Here are some records; copy every line that holds the word "with".

■ **INFORMATION PROVIDED**
_____

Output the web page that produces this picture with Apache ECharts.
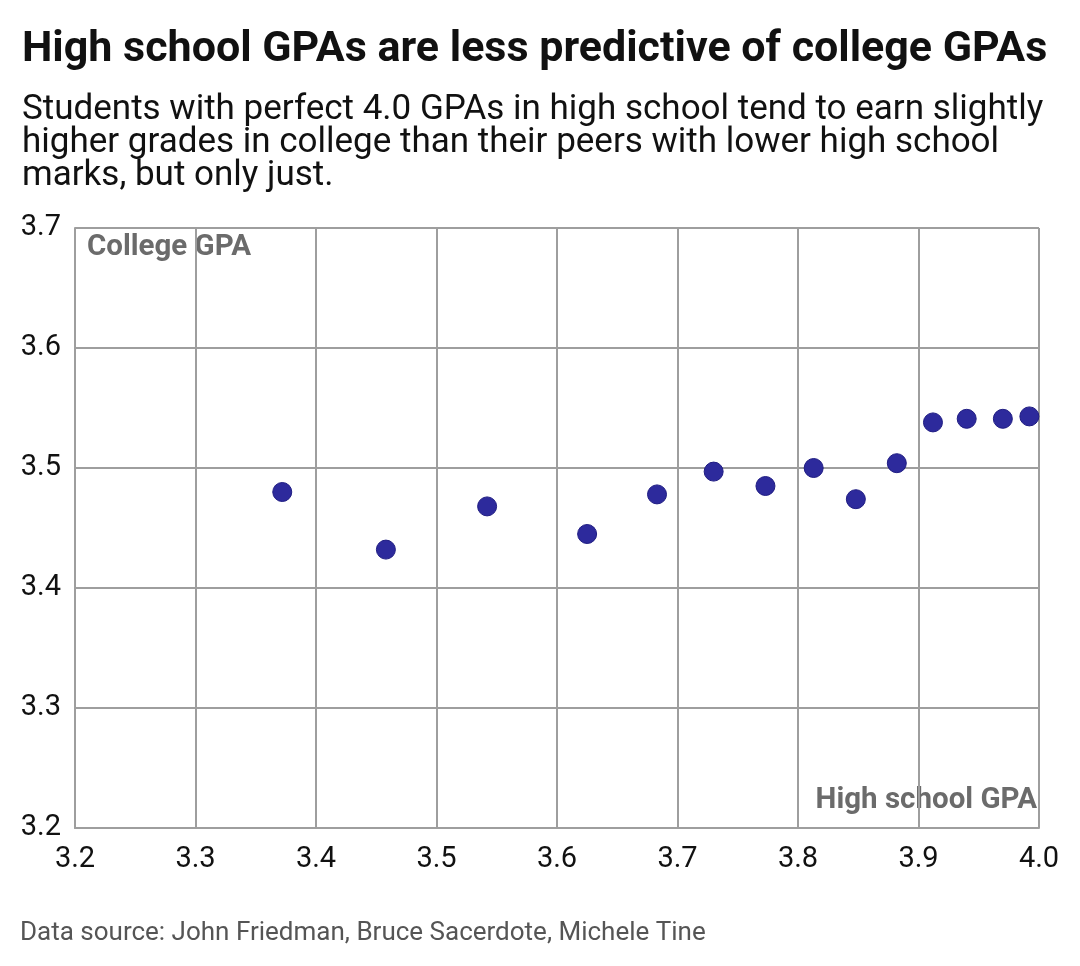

_____

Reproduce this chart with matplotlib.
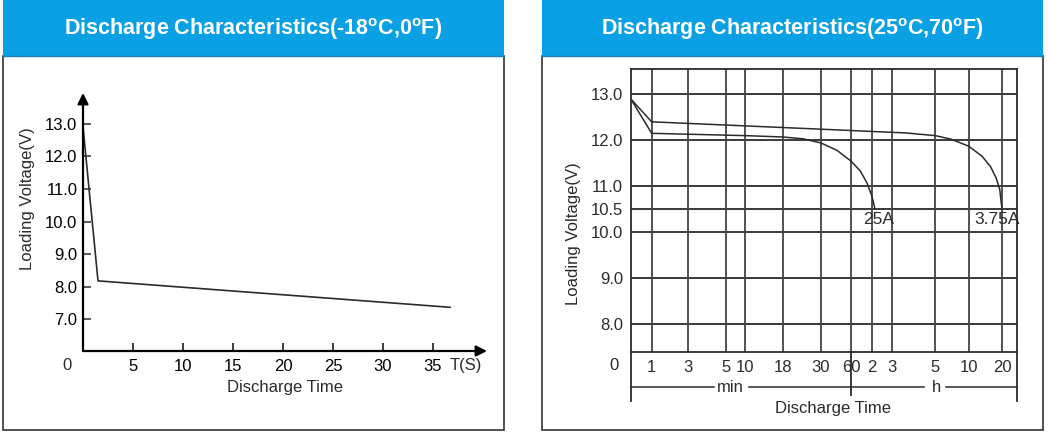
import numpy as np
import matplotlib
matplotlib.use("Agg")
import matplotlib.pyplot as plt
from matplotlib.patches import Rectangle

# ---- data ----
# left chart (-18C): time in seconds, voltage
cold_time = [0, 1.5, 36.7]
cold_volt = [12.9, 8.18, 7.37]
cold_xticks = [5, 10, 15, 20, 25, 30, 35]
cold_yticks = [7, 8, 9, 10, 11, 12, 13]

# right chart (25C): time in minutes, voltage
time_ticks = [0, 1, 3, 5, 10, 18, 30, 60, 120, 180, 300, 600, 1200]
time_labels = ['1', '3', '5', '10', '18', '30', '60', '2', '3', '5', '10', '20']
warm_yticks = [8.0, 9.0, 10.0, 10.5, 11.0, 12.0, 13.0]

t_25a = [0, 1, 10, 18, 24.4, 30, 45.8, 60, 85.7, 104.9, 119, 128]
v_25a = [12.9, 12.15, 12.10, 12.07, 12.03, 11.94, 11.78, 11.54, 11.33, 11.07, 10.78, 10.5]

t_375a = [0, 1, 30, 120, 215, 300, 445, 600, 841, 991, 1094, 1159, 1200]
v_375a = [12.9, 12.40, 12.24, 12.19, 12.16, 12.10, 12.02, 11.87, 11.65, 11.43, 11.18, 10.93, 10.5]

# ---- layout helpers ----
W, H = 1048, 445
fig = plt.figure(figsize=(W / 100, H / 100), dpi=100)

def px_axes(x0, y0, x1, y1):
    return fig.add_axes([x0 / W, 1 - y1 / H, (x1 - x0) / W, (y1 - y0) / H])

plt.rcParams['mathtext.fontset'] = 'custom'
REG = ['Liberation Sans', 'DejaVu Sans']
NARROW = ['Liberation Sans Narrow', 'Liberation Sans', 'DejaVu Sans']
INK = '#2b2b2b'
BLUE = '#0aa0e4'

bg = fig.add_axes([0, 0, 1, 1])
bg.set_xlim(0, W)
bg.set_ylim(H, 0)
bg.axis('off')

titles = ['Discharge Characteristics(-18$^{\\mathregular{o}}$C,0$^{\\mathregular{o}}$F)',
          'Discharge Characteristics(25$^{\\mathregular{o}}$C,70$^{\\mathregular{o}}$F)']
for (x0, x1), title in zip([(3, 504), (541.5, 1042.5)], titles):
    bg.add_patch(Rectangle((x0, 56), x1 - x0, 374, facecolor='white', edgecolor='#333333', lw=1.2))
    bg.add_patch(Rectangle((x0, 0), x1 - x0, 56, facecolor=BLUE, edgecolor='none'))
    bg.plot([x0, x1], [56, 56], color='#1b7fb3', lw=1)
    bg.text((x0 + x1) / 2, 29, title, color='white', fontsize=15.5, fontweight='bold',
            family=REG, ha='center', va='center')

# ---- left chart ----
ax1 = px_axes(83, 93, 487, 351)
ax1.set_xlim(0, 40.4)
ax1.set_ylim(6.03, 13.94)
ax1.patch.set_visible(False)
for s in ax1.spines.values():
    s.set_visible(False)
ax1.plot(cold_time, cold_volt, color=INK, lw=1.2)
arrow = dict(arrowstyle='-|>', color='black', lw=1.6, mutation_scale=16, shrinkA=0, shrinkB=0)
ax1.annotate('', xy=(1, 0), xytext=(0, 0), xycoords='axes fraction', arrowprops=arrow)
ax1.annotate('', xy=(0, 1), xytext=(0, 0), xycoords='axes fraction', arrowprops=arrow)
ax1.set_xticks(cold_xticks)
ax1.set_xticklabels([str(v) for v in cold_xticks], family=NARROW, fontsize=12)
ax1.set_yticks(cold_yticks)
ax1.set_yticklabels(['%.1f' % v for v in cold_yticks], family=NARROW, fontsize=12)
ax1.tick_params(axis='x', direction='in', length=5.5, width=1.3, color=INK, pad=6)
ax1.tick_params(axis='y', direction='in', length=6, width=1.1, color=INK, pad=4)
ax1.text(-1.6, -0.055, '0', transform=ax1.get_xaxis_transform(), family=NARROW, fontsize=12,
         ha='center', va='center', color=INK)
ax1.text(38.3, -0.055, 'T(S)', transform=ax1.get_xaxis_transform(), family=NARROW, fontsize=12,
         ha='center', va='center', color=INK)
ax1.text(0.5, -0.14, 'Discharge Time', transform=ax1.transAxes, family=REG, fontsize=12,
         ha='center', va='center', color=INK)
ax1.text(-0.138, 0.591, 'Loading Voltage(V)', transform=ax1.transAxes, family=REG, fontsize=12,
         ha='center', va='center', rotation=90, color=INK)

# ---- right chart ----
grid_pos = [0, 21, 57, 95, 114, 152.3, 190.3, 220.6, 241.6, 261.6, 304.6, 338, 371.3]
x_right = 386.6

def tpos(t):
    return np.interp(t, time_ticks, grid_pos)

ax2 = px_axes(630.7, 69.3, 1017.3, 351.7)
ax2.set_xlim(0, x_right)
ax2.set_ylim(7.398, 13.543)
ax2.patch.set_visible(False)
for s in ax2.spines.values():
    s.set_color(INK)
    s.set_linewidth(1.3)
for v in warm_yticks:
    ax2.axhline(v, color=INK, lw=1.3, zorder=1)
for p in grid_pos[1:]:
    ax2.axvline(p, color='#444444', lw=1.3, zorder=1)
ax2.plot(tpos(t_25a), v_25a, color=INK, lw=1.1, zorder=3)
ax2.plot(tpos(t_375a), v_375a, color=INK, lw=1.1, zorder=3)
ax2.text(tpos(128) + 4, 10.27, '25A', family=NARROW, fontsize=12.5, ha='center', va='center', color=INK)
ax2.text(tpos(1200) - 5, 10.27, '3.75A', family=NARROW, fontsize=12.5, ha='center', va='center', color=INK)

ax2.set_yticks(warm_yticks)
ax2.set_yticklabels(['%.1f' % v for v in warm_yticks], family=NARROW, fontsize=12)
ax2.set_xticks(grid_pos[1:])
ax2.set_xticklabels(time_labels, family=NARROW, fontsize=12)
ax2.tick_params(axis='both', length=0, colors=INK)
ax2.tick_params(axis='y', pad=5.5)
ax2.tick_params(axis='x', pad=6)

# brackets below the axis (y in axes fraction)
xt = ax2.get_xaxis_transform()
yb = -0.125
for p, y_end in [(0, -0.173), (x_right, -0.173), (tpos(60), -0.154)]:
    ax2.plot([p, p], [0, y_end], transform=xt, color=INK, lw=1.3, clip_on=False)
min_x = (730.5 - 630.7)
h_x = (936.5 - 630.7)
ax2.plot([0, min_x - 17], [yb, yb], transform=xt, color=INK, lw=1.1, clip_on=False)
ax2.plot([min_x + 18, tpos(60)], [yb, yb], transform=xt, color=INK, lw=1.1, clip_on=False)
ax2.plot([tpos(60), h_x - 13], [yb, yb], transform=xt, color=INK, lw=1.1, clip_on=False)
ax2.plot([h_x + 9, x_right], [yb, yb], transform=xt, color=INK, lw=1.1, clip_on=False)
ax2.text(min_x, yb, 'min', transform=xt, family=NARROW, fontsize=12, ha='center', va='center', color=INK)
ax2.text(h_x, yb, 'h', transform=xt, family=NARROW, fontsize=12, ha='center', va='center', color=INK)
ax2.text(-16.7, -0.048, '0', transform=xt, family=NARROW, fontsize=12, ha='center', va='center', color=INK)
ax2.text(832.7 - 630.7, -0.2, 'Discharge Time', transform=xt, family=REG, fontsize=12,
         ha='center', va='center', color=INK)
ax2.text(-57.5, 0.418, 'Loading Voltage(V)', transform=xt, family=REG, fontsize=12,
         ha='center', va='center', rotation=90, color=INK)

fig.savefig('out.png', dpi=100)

_____

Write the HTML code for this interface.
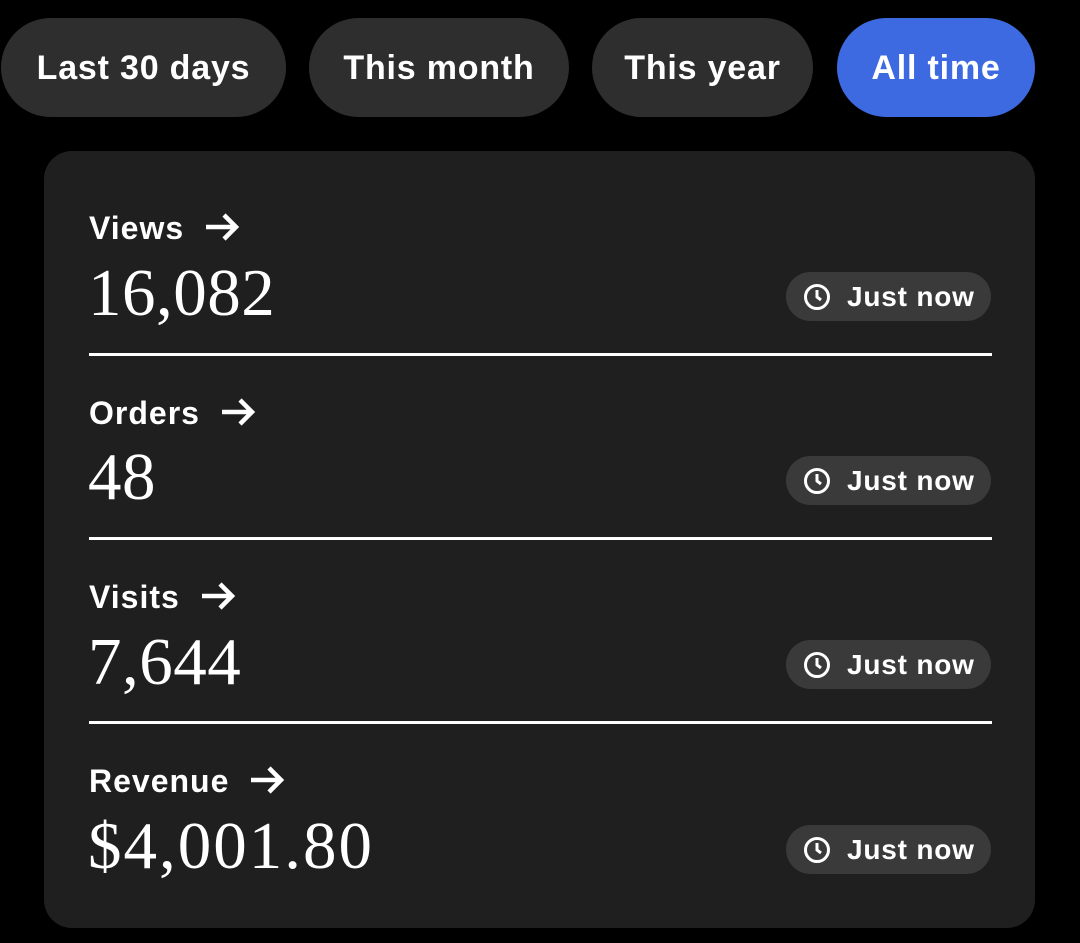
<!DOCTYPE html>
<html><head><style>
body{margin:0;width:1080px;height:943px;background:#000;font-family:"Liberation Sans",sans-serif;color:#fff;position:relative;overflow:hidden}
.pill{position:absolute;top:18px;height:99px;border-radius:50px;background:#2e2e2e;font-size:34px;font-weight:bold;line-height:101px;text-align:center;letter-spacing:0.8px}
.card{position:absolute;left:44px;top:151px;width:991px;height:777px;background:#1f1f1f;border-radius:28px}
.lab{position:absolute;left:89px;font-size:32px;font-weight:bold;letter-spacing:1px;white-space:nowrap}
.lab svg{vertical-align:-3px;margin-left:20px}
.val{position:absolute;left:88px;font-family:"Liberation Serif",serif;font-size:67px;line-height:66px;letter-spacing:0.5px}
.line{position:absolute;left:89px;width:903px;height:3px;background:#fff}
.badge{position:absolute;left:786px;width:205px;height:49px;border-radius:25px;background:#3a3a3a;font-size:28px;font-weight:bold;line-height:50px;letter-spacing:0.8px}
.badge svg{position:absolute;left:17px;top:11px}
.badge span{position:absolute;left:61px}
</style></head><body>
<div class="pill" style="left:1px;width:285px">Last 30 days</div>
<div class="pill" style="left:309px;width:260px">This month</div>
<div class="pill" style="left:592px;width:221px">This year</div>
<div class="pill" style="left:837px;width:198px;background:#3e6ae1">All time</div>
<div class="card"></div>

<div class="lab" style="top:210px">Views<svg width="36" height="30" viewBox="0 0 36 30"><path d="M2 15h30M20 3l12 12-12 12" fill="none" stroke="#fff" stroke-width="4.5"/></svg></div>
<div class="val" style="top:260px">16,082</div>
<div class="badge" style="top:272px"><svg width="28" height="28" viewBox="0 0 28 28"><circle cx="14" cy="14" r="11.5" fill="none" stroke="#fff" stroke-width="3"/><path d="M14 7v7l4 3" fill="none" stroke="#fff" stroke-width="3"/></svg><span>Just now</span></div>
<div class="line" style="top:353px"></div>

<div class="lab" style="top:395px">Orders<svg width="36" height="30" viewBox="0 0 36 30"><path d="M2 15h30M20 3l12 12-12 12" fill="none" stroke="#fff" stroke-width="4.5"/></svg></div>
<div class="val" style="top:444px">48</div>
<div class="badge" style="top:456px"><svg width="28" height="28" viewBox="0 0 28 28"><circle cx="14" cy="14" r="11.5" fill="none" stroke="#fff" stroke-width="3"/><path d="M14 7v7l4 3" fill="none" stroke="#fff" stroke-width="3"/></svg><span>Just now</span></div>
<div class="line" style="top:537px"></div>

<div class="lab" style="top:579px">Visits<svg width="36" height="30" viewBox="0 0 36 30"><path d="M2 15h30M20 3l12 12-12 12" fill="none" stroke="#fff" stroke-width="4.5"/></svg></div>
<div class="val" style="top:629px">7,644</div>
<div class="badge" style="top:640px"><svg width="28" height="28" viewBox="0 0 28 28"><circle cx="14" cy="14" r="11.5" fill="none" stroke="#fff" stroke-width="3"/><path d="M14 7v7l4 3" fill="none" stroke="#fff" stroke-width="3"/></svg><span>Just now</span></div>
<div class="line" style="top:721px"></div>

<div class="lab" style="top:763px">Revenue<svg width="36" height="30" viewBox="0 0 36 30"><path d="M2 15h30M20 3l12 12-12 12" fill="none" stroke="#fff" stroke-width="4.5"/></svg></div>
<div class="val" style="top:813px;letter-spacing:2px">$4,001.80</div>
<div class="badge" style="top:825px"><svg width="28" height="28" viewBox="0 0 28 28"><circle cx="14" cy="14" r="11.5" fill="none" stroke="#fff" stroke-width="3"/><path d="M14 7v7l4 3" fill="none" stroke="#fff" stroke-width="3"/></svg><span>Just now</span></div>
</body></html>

_____

■ **SOLUTION TO THIS TASK**
Output the web page that produces this picture with Apache ECharts.
Reproduce this chart with matplotlib.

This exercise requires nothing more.